Protocol has created ‘feast or famine’ economy in Northern Ireland

·4-min read
Haulage lorry drives passed a sign at Belfast Port welcoming travellers to the Harbour Estate. (PA Wire)
Haulage lorry drives passed a sign at Belfast Port welcoming travellers to the Harbour Estate. (PA Wire)

The Northern Ireland Protocol has created a “feast or famine” economy in the region with some businesses struggling while others thrive, a parliamentary report has found.

A House of Lords committee examining the post-Brexit Irish Sea trading arrangements found that companies involved in trade with the rest of the UK were being hampered by added red tape whereas those more reliant on doing business with Ireland and the wider EU were benefiting.

The committee stressed an urgent need to resolve the issues created by the protocol and called on the EU and UK to reengage in negotiations.

The committee’s report comes amid a breakdown in relations between London and Brussels over the UK Government’s controversial plan to pass legislation at Westminster that would empower ministers to unilaterally rip up the bulk of the protocol.

Lord Jay of Ewelme who chairs the committee on the Northern Ireland Protocol (UK Parliament/PA) (PA Media)
Lord Jay of Ewelme who chairs the committee on the Northern Ireland Protocol (UK Parliament/PA) (PA Media)

Peers said the two sides needed to rebuild trust and repair damaged relationships and recommit to finding an agreed resolution. They said a “mutually agreed solution” was the best outcome as they urged compromise.

The protocol was agreed by the EU and UK in 2019 as a way to avoid a hard land border on the island of Ireland.

It did do so by moving regulatory and customs processes to the Irish Sea, creating new checks on goods being shipped from Great Britain to Northern Ireland.

While businesses involved in moving GB goods into the region have been hit by added bureaucracy, those Northern Ireland businesses involved in selling into the EU can do so without restriction, giving them a potential advantage over competitors in the rest of the UK.

Lord Jay of Ewelme, who chairs the Protocol on Ireland/Northern Ireland Committee, said: “The committee’s engagement with businesses trading in and with Northern Ireland has demonstrated that, while much uncertainty remains, the economic impact of the protocol is gradually becoming clearer.

“The situation was described to us as ‘feast or famine’, whereby businesses able to take advantage of the protocol benefit, while those dependent on trade with Great Britain lose out.”

In preparing its report, the committee took evidence from the five largest parties in the Northern Ireland Assembly, the UK and Irish governments, business representatives, academics and civic society representatives.

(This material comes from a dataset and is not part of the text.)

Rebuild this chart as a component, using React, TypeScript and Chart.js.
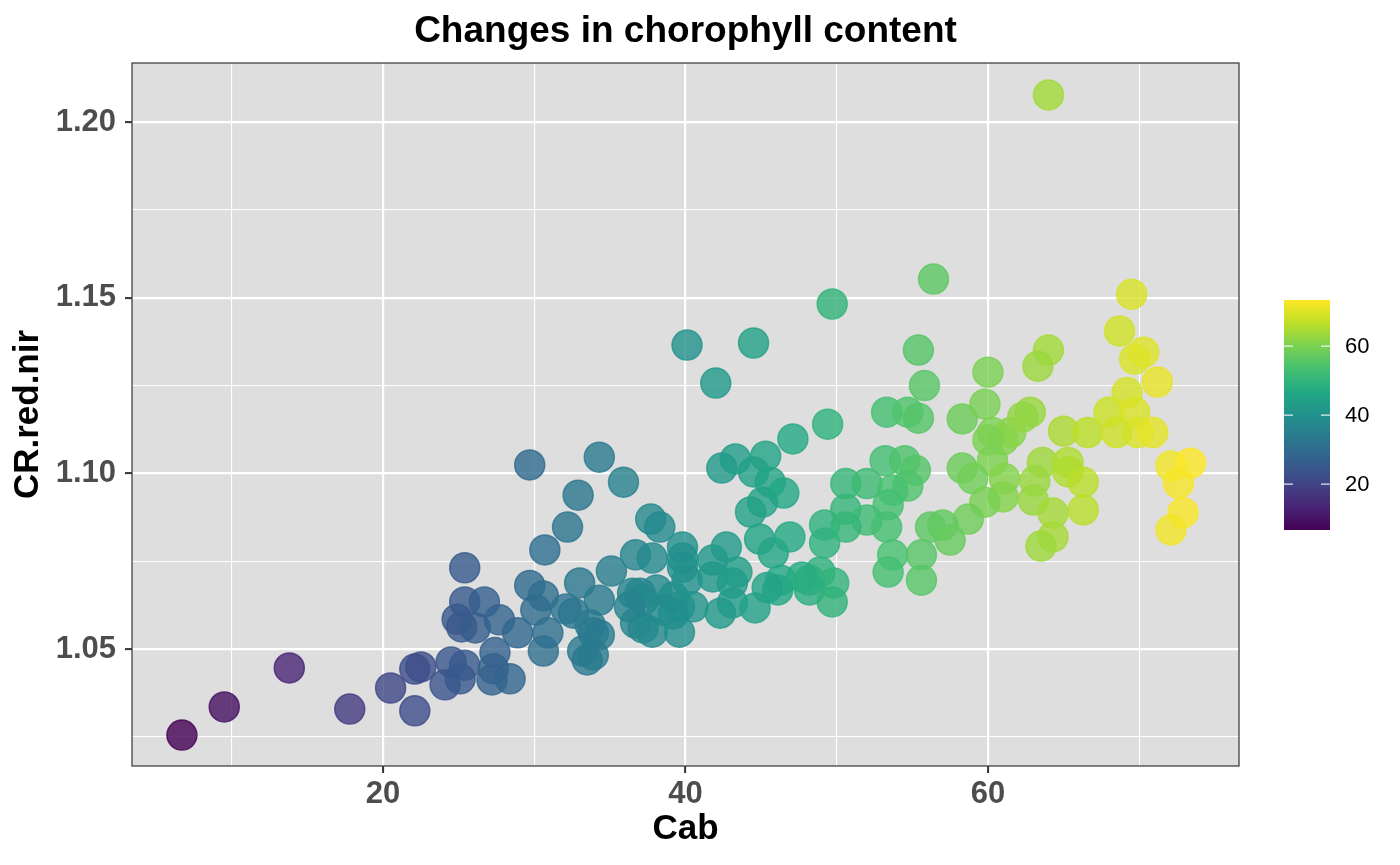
import { useEffect, useRef } from "react";
import { Chart, registerables, Plugin } from "chart.js";

Chart.register(...registerables);

const FONT = '"Liberation Sans", Arial, Helvetica, sans-serif';

const chartTitle = "Changes in chorophyll content";
const xTitle = "Cab";
const yTitle = "CR.red.nir";
const colorbarTicks = [20, 40, 60];

// Cab (x) and CR.red.nir (y)
const cab = [
  6.7, 9.5, 13.8, 17.8, 20.5, 22.1, 22.1, 22.5, 24.1, 24.5, 25.1, 25.4, 27.4, 27.3, 27.2, 28.4,
  25.4, 25.4, 26.7, 24.9, 25.2, 26.1, 27.7, 28.9, 29.7, 30.7, 29.7, 30.6, 30.1, 30.6, 30.9,
  32.9, 32.2, 34.3, 35.9, 33.0, 32.1, 32.6, 34.3, 33.7, 34.3, 33.2, 33.5, 33.9, 33.9,
  37.0, 35.1, 36.7, 37.8, 37.7, 38.3, 36.5, 37.2, 38.1, 39.2, 39.6, 40.5, 40.1, 39.8, 39.8, 39.8,
  41.8, 42.7, 41.8, 43.4, 43.1, 43.1, 42.3, 44.6, 44.9, 45.8, 46.9, 46.3, 46.1, 45.4,
  36.7, 37.2, 37.8, 39.6, 36.3, 38.5, 39.2,
  42.4, 43.3, 45.3, 44.5, 45.6, 46.5, 45.1, 44.3, 47.1, 49.2, 49.2, 48.2, 48.9, 49.8,
  40.1, 44.5, 42.0, 49.7, 49.4, 50.6, 52.0, 50.6, 52.0, 47.7, 48.2, 49.7,
  55.8, 53.3, 54.7, 55.4, 60.0, 58.3, 59.8, 60.3, 61.0, 61.5, 62.8, 62.3, 60.3, 58.3, 59.0, 61.1,
  61.0, 59.8, 58.7, 56.2, 57.0, 57.5, 63.6, 63.1, 63.0, 64.3, 64.3, 63.5,
  53.2, 54.5, 55.2, 54.7, 53.7, 53.4, 53.3, 50.6, 53.7, 53.4, 55.6, 55.6,
  56.4, 55.4, 64.0, 63.3, 65.0, 66.6, 68.0, 69.2, 69.7, 69.9, 70.9, 68.5, 68.7, 69.5, 69.7, 70.3,
  71.2, 72.1, 73.4, 72.6, 72.9, 72.1, 65.3, 65.3, 66.3, 66.3, 64.0, 60.0,
];

const crRedNir = [
  1.0255, 1.0335, 1.0446, 1.0329, 1.0389, 1.0324, 1.0443, 1.0449, 1.0398, 1.0463, 1.0415, 1.0454, 1.049, 1.0444, 1.0412, 1.0415,
  1.0731, 1.0634, 1.0634, 1.0585, 1.0563, 1.056, 1.0583, 1.0546, 1.1024, 1.0782, 1.0681, 1.0651, 1.0611, 1.0494, 1.0546,
  1.0938, 1.0847, 1.1046, 1.0975, 1.0688, 1.0614, 1.0602, 1.0639, 1.0568, 1.054, 1.0494, 1.0469, 1.0483, 1.0546,
  1.0659, 1.0722, 1.0768, 1.0759, 1.087, 1.0847, 1.0659, 1.0639, 1.0668, 1.0648, 1.062, 1.062, 1.0696, 1.079, 1.0759, 1.0733,
  1.0753, 1.079, 1.0705, 1.0719, 1.0688, 1.0631, 1.0602, 1.0617, 1.0813, 1.0773, 1.0819, 1.0696, 1.0668, 1.0675,
  1.0574, 1.056, 1.0548, 1.0548, 1.062, 1.0611, 1.06,
  1.1015, 1.1041, 1.1049, 1.1004, 1.0975, 1.0944, 1.0918, 1.089, 1.1098, 1.0853, 1.0802, 1.0696, 1.0719, 1.0688,
  1.1365, 1.1371, 1.1257, 1.1482, 1.114, 1.0971, 1.0971, 1.0898, 1.0867, 1.0705, 1.0668, 1.0634,
  1.125, 1.1174, 1.1174, 1.1157, 1.1288, 1.1155, 1.1197, 1.1116, 1.1095, 1.1116, 1.1174, 1.116, 1.1036, 1.1015, 1.0985, 1.0985,
  1.0933, 1.0918, 1.087, 1.0847, 1.0853, 1.081, 1.1031, 1.0978, 1.0924, 1.0887, 1.0819, 1.0793,
  1.1036, 1.1036, 1.1009, 1.0964, 1.0952, 1.091, 1.0847, 1.0847, 1.0768, 1.0719, 1.0768, 1.0696,
  1.1553, 1.1351, 1.1351, 1.1305, 1.112, 1.1116, 1.1174, 1.123, 1.1174, 1.1116, 1.1116, 1.1116, 1.1405, 1.151, 1.1325, 1.1345,
  1.126, 1.1021, 1.1029, 1.0972, 1.0888, 1.0839, 1.1031, 1.1004, 1.0975, 1.0896, 1.2077, 1.1095,
];

const VIRIDIS = [
  [68, 1, 84], [72, 36, 117], [65, 68, 135], [53, 95, 141], [42, 120, 142],
  [33, 145, 140], [34, 168, 132], [68, 191, 112], [122, 209, 81], [189, 223, 38], [253, 231, 37],
];

function viridis(t: number, alpha = 1) {
  const c = Math.max(0, Math.min(1, t)) * 10;
  const i = Math.min(9, Math.floor(c));
  const f = c - i;
  const a = VIRIDIS[i];
  const b = VIRIDIS[i + 1];
  const r = Math.round(a[0] + (b[0] - a[0]) * f);
  const g = Math.round(a[1] + (b[1] - a[1]) * f);
  const bl = Math.round(a[2] + (b[2] - a[2]) * f);
  return `rgba(${r},${g},${bl},${alpha})`;
}

const cabMin = Math.min(...cab);
const cabMax = Math.max(...cab);
const scaleT = (v: number) => (v - cabMin) / (cabMax - cabMin);

const isMajorX = (v: number) => Math.abs(v / 20 - Math.round(v / 20)) < 1e-6;
const isMajorY = (v: number) => Math.abs(v * 20 - Math.round(v * 20)) < 1e-6;

const panelPlugin: Plugin = {
  id: "panel",
  beforeDraw(chart) {
    const { ctx, chartArea: a } = chart;
    ctx.save();
    ctx.fillStyle = "#dedede";
    ctx.fillRect(a.left, a.top, a.right - a.left, a.bottom - a.top);
    ctx.restore();
  },
  afterDraw(chart) {
    const { ctx, chartArea: a } = chart;
    ctx.save();
    ctx.strokeStyle = "#333333";
    ctx.lineWidth = 1.2;
    ctx.strokeRect(a.left, a.top, a.right - a.left, a.bottom - a.top);

    // title
    ctx.fillStyle = "#000";
    ctx.font = `bold 37px ${FONT}`;
    ctx.textAlign = "center";
    ctx.textBaseline = "alphabetic";
    ctx.fillText(chartTitle, (a.left + a.right) / 2, 42);

    // colour bar
    const bx = a.right + 45, bw = 46, by = 300, bh = 230;
    const grad = ctx.createLinearGradient(0, by + bh, 0, by);
    for (let k = 0; k <= 20; k++) grad.addColorStop(k / 20, viridis(k / 20));
    ctx.fillStyle = grad;
    ctx.fillRect(bx, by, bw, bh);
    ctx.strokeStyle = "rgba(255,255,255,0.85)";
    ctx.lineWidth = 1.2;
    ctx.fillStyle = "#000";
    ctx.font = `22px ${FONT}`;
    ctx.textAlign = "left";
    ctx.textBaseline = "middle";
    colorbarTicks.forEach((v) => {
      const y = by + bh - scaleT(v) * bh;
      ctx.beginPath();
      ctx.moveTo(bx, y);
      ctx.lineTo(bx + 9, y);
      ctx.moveTo(bx + bw - 9, y);
      ctx.lineTo(bx + bw, y);
      ctx.stroke();
      ctx.fillText(String(v), bx + bw + 15, y + 1);
    });
    ctx.restore();
  },
};

export default function App() {
  const canvasRef = useRef<HTMLCanvasElement>(null);

  useEffect(() => {
    document.body.style.margin = "0";
    if (!canvasRef.current) return;

    const pointColor = (c: any) => {
      const raw = c.raw as { x: number } | undefined;
      return raw ? viridis(scaleT(raw.x), 0.8) : "rgba(0,0,0,0.8)";
    };

    const chart = new Chart(canvasRef.current, {
      type: "scatter",
      data: {
        datasets: [
          {
            data: cab.map((x, i) => ({ x, y: crRedNir[i] })),
            pointRadius: 15,
            pointHoverRadius: 15,
            pointBorderWidth: 1.5,
            backgroundColor: pointColor,
            borderColor: pointColor,
          },
        ],
      },
      options: {
        animation: false,
        responsive: true,
        maintainAspectRatio: false,
        layout: { padding: { top: 63, right: 161, bottom: 0, left: 0 } },
        plugins: {
          legend: { display: false },
          tooltip: { enabled: false },
        },
        scales: {
          x: {
            type: "linear",
            min: 3.4,
            max: 76.6,
            afterFit: (s) => {
              s.height = 99;
            },
            border: { display: false },
            grid: {
              color: "#ffffff",
              lineWidth: (c) => (isMajorX(c.tick.value) ? 2.2 : 1.1),
              tickColor: (c) => (isMajorX(c.tick.value) ? "#333333" : "rgba(0,0,0,0)"),
              tickLength: 7,
              tickWidth: 2,
            },
            ticks: {
              stepSize: 10,
              includeBounds: false,
              autoSkip: false,
              maxRotation: 0,
              padding: 3,
              color: "#4d4d4d",
              font: { family: FONT, size: 31, weight: "bold" },
              callback: (v) => (isMajorX(Number(v)) ? String(v) : ""),
            },
            title: {
              display: true,
              text: xTitle,
              color: "#000",
              font: { family: FONT, size: 35, weight: "bold" },
              padding: { top: 0, bottom: 15 },
            },
          },
          y: {
            type: "linear",
            min: 1.0167,
            max: 1.2168,
            afterFit: (s) => {
              s.width = 132;
            },
            border: { display: false },
            grid: {
              color: "#ffffff",
              lineWidth: (c) => (isMajorY(c.tick.value) ? 2.2 : 1.1),
              tickColor: (c) => (isMajorY(c.tick.value) ? "#333333" : "rgba(0,0,0,0)"),
              tickLength: 7,
              tickWidth: 2,
            },
            ticks: {
              stepSize: 0.025,
              includeBounds: false,
              autoSkip: false,
              padding: 9,
              color: "#4d4d4d",
              font: { family: FONT, size: 31, weight: "bold" },
              callback: (v) => (isMajorY(Number(v)) ? Number(v).toFixed(2) : ""),
            },
            title: {
              display: true,
              text: yTitle,
              color: "#000",
              font: { family: FONT, size: 35, weight: "bold" },
              padding: { top: 7, bottom: 0 },
            },
          },
        },
      },
      plugins: [panelPlugin],
    });

    return () => {
      chart.destroy();
    };
  }, []);

  return (
    <div style={{ position: "relative", width: 1400, height: 865 }}>
      <canvas ref={canvasRef} />
    </div>
  );
}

Peers said the sea border had created increased bureaucracy, resulting in added pressures on companies’ staff resources, increased costs and longer delivery times.

They said the arrangements had a “disproportionately negative impact” on small to medium sized enterprises (SMEs).

A Border Force Officer returns papers to a haulage driver at a checking facility at Belfast Port (PA) (PA Wire)
A Border Force Officer returns papers to a haulage driver at a checking facility at Belfast Port (PA) (PA Wire)

The committee said there remained a concern that businesses in GB will ultimately decided to withdraw from the Northern Ireland market.

Examining those businesses that are benefiting from the protocol, the committee highlighted the dairy and meat processing industries, which are dependent on complex cross-border supply chains on the island of Ireland.

They said those sectors would be damaged if access to the EU single market was lost.

The committee identified several solutions that have been advocated by the business community in Northern Ireland.

Those include a call for “proportionality” in the application of the rules and controls on Irish Sea trade and differential treatment for GB goods whose end destination is Northern Ireland, in comparison to those destined for onward transportation into the EU.

One of the UK’s preferred resolutions is the creation of a dual regulatory system whereby businesses could choose to either comply with EU product standards or UK rules.

The committee said there was “widespread concern” among business about the practical feasibility and implications for cross-border supply chains of this proposal.

The report is a follow-up to an introductory report published by the committee 12 months ago.

Lord Jay added: “Business representatives have put forward a number of mitigations and solutions to ease the practical impact of the protocol, and many of these proposals remain unchanged since the Committee’s July 2021 introductory report.

“At that time, we stressed the need for dialogue to resolve the issues arising under the protocol in the interests of the people of Northern Ireland. It is a matter of deep regret that, in the intervening twelve months, the state of political dialogue in relation to the protocol has deteriorated further.

“There is an urgent need for a reset of dialogue. We therefore call on the UK and the EU, together with the political parties, and stakeholders in Northern Ireland, and the Irish Government, to make a renewed commitment to work together to put Northern Ireland’s interests first, participate together in constructive engagement, rebuild trust and engage in effective relationship-building.

“As one of our witnesses told us, those who negotiated the Belfast/Good Friday Agreement were able to do so because of their ability to appreciate the perspectives of others and willingness to work together and take risks to achieve a common goal despite historic differences. Such a courageous approach is needed now.”